I also have a healthy level of skepticism; I try to think about the source of every article I read, and judge it for bias. Students who have only ever known Google and the Internet tend not to understand that some sources of information are more reliable than others. I think there is lots to like about Google, and the ease at which it finds information. The suggestion that sites that are popular tend to become more popular is made, and I concede that this appears to be the case. However, as a self-publisher, I find that my site has a fairly decent PageRank, just by actually writing lots of stuff that I know a bit about.
Generally, Google is very good at finding the best source of information on a topic. Whilst most people don’t go past the first page of hits, that’s because the rest of the information tends to be a little crap. There is lots of junk on the internet, but using the correct search terms means that it’s possible to find anything about anything, quickly and with little effort. The key here is knowing how to best use Google to search. Whilst Google has a great, simple interface, there is huge power underneath.

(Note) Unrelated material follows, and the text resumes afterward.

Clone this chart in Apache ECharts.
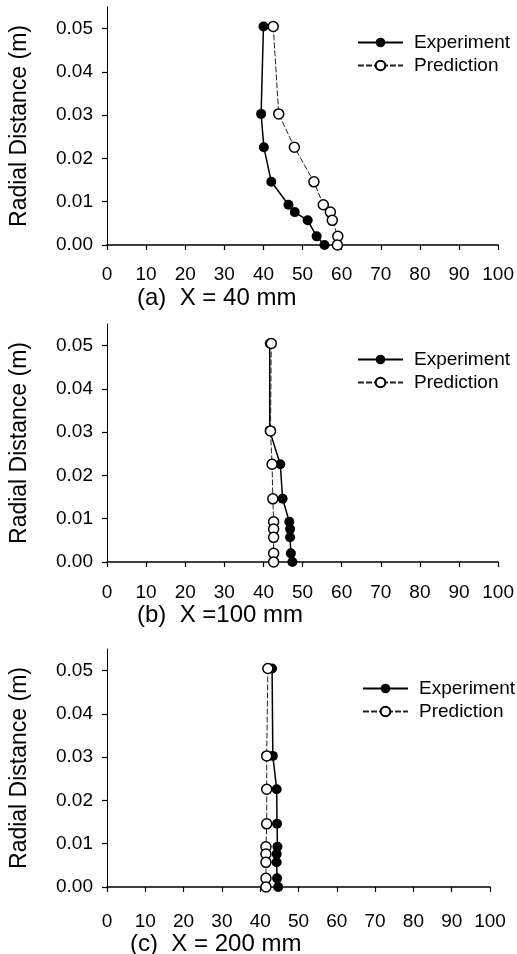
<!DOCTYPE html>
<html>
<head>
<meta charset="utf-8">
<script src="https://cdn.jsdelivr.net/npm/echarts@6/dist/echarts.min.js"></script>
<style>
html, body { margin: 0; padding: 0; background: #fff; }
#chart { width: 517px; height: 954px; }
</style>
</head>
<body>
<div id="chart"></div>
<script>
// radial positions (m), shared by every profile
var radial = [0.0505, 0.0303, 0.0226, 0.0146, 0.0093, 0.0076, 0.0057, 0.0020, 0.0];

// (a) X = 40 mm
var expA = [40.0, 39.4, 40.1, 42.0, 46.4, 48.0, 51.3, 53.6, 55.6];
var predA = [42.5, 43.9, 47.9, 52.9, 55.3, 57.1, 57.6, 59.0, 58.9];
// (b) X = 100 mm
var expB = [41.6, 41.6, 44.3, 44.9, 46.6, 46.8, 46.8, 47.0, 47.4];
var predB = [42.0, 41.8, 42.2, 42.4, 42.6, 42.6, 42.6, 42.6, 42.6];
// (c) X = 200 mm
var expC = [43.1, 43.3, 44.3, 44.4, 44.5, 44.3, 44.3, 44.4, 44.7];
var predC = [42.0, 41.7, 41.7, 41.7, 41.5, 41.5, 41.5, 41.5, 41.5];

var xTicks = [0, 10, 20, 30, 40, 50, 60, 70, 80, 90, 100];
var yTicks = [0, 0.01, 0.02, 0.03, 0.04, 0.05];
var captions = ['(a)  X = 40 mm', '(b)  X =100 mm', '(c)  X = 200 mm'];
var yTitle = 'Radial Distance (m)';

var font = 'Liberation Sans, Arial, sans-serif';

function pairs(xs) {
    return xs.map(function (x, i) { return [x, radial[i]] });
}

// panel boxes
var panels = [
    { left: 104, top: 7, width: 395, labelMargin: 20, capLeft: 137, capTop: 286, legTop: 33, legLeft: 357 },
    { left: 105, top: 324, width: 395, labelMargin: 21, capLeft: 137, capTop: 603, legTop: 350, legLeft: 357 },
    { left: 97, top: 649, width: 393, labelMargin: 25, capLeft: 130, capTop: 932, legTop: 679, legLeft: 362 }
];
var plotH = 238;

var grids = [], xAxes = [], yAxes = [], titles = [], legends = [], series = [];
var expData = [expA, expB, expC];
var predData = [predA, predB, predC];

panels.forEach(function (p, i) {
    grids.push({ left: p.left, top: p.top, width: p.width, height: plotH });
    xAxes.push({
        gridIndex: i, type: 'value', min: 0, max: 100, interval: 10,
        splitLine: { show: false },
        axisLine: { lineStyle: { color: '#000', width: 1.5 } },
        axisTick: { length: 5, lineStyle: { color: '#000', width: 1.2 }, customValues: xTicks },
        axisLabel: { color: '#000', fontSize: 19, fontFamily: font, margin: p.labelMargin, customValues: xTicks }
    });
    yAxes.push({
        gridIndex: i, type: 'value', min: 0, max: 0.055, interval: 0.01,
        splitLine: { show: false },
        axisLine: { show: true, lineStyle: { color: '#000', width: 1 } },
        axisTick: { show: true, length: 5, lineStyle: { color: '#000', width: 1.2 }, customValues: yTicks },
        axisLabel: {
            color: '#000', fontSize: 19, fontFamily: font, margin: 14, customValues: yTicks,
            formatter: function (v) { return v.toFixed(2) }
        },
        name: yTitle, nameLocation: 'middle', nameRotate: 90, nameGap: 76,
        nameTextStyle: { color: '#000', fontSize: 23, fontFamily: font }
    });
    titles.push({
        text: captions[i], left: p.capLeft, top: p.capTop, padding: 0,
        textStyle: { color: '#000', fontSize: 24, fontWeight: 'normal', fontFamily: font }
    });
    legends.push({
        orient: 'vertical', left: p.legLeft, top: p.legTop, padding: 0,
        itemWidth: 45, itemHeight: 12, itemGap: 4,
        data: ['Experiment', 'Prediction'],
        textStyle: { color: '#000', fontSize: 19, fontFamily: font, padding: [0, 0, 0, 6] }
    });
    series.push({
        name: 'Experiment', type: 'line', xAxisIndex: i, yAxisIndex: i,
        data: pairs(expData[i]),
        symbol: 'circle', symbolSize: 10,
        itemStyle: { color: '#000' },
        lineStyle: { color: '#000', width: 1.5 },
        animation: false
    });
    series.push({
        name: 'Prediction', type: 'line', xAxisIndex: i, yAxisIndex: i,
        data: pairs(predData[i]),
        symbol: 'circle', symbolSize: 10,
        itemStyle: { color: '#fff', borderColor: '#000', borderWidth: 1.5 },
        lineStyle: { color: '#222', width: 1, type: [6, 2] },
        animation: false
    });
});

var chart = echarts.init(document.getElementById('chart'));
chart.setOption({
    animation: false,
    backgroundColor: '#fff',
    title: titles,
    legend: legends,
    grid: grids,
    xAxis: xAxes,
    yAxis: yAxes,
    series: series
});
</script>
</body>
</html>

Students, especially post-secondary, must know how to search using some of the advanced methods, or even just using quotes to search for a phrase, rather than a list of words. And Google, at this time, is not the be-all and end-all of searching, especially for academic purposes. Things like Medline, and specific search engines (often not publicly available, or not free) provide full-text indexing of many academic journals. I look forward to the day when Google Scholar has all of this information, free. I haven’t done much with Google Scholar, as I’m not actively studying right now, but I suspect that there are indices that are not accessible through this interface. And having access to the titles of articles, and in some cases abstracts, isn’t enough. I want there to be full access to full text of journals. I don’t know how journals will manage the transition to free access, or even if they will, but it looks like a rosy future, when I don’t have to travel from University library to library to try and find a particular issue of a particular periodical. I often use the adage: I don’t know, but I know how to find it out, and this aspect of knowledge is taken into account by Haigh when she quotes Julian Sefton-Green (a lecturer from my old University, UniSA):
…It’s much more important that people know where to find out… it’s going to be much more important to be able to rank, order and interpret information than [to know] the information itself; to have the appropriate critical and analytical tools.